Yankeenineniner.com  
  Yankeenineniner.com  
   
 
 
 

Shady business: Ted Kessler on the rise of a new rap star who just can't stay out of trouble. . - Music - Curtis "50 Cent" Jackson's album Get Rich or Die Tryin' - sound recording review

Shady business: Ted Kessler on the rise of a new rap star who just can't stay out of trouble. . - Music - Curtis "50 Cent" Jackson's album Get Rich or Die Tryin' - sound recording reviewA great deal is made of 50 Cent's lurid past when explaining the phenomenal impact of his debut album, Get Rich Or Die Tryin'. The New York rapper's been shot. He's been stabbed. He's at war with various other hip-hop stars. He only recently quit the trade in drugs that killed his mother. All these stories build great column inches, but they do not, in themselves, explain the kind of sales 50 Cent is currently enjoying.

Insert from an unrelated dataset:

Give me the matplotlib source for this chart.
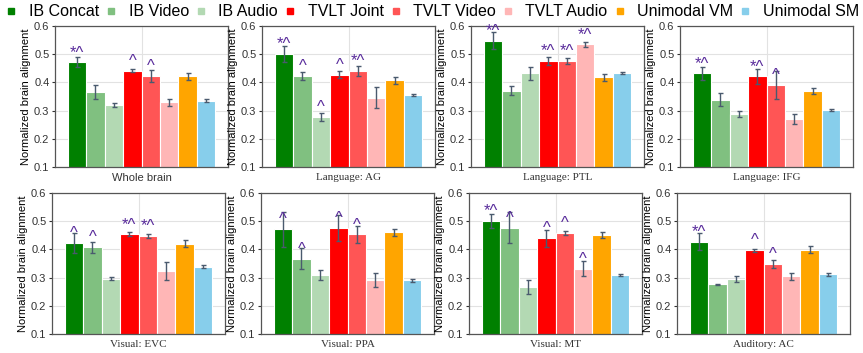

Like the movie business, the hip-hop industry is forever in search of gangster gold. There are as many third-rate gangster rap records churned out each year as there are shoot-'em-up movies heading straight to video, proving that self-aggrandising machismo does not alone guarantee hit records. Fresh slants on street hustling are as rare an event in rap as a new Scorsese in Hollywood. But there is more to 50 Cent than gimmick. A record-breaking 1.5 million customers bought Get Rich Or Die Tryin'in less than 12 days in the US.

The secret to the 27-year-old Curtis "50 Cent" Jackson's success is that he delivers something for everybody. His album is produced by the alchemic duo Dr Dre and Eminem, who provide a dense, clubby soundscape featuring enough moody pop bounce to keep him in the singles chart until Christmas. To this, 50 Cent adds a slurred, stoned vocal style that sounds as casual as if he's just ordering a pizza on the telephone.

But behind this casual style, there s a cold-blooded seriousness to his stories of street gangsterdom that sets him apart. When he bemoans how many would gladly see him dead on "Many Men (Wish Death)", it rings doomily true. His authenticity has been hard-earned. He was born to a single teenage mother in South Jamaica, Queens, who was dead by the time he was eight. At 12, he was caught dealing crack at school. His life seemed mapped out for him before he was even a teenager: drugs, violence, prison and probably an early grave.

Later in his teens, though, his hobby of rapping over mix tapes caught the attention of Run DMC's Jam Master Jay, who introduced him to the influential Trackmasters' production team. He was signed to Columbia Records in 1999 and looked set to leave his troubled youth behind. His breakthrough single hinted at a lingering penchant for trouble. Titled "How To Rob (An Industry Nigga)", it detailed how he would rob various black superstars, two of whom were so affronted that they cornered him in a nightclub -- and robbed him.

But it was all pretty light-hearted stuff, until the night in May 2000 when 50 Cent was shot nine times in his car as he drove home from his grandmother's. He was hit all over his body, but astonishingly he drove himself to hospital. Many were keen to blame a disgruntled target of his record, but 50 Cent maintains it was a personal "street" matter. Either way, Columbia dropped him and he was soon back on his block, selling crack.

But he continued to record demos and eventually one of these found their way to Eminem. Eminem recognised rare quality in 50 Cent's slurred style and signed him for a reputed $1m to his Shady Records. "He's the biggest talent in the country," according to Eminem.

But 50 Cent just can't stay out of trouble. It's perhaps this that gives his music such an edge. When his mentor Jam Master Jay was inexplicably murdered in his studio last October, police initially thought the bullets were meant for 50 Cent and hauled him in. In January, a gunman burst into his management offices and sprayed the room with bullets. He was also recently arrested over loaded firearms found in the boot of his car.

And all the while the ghosts of rap wars past hover around him. The murderous feud that accounted for the two late rap legends, Biggie Smalls and Tupac Shakur, has found echoes in his feud with fellow New Yorker Ja Rule. Let's hope, for the sake of 50 Cent's second album, at least, that they sort out their differences.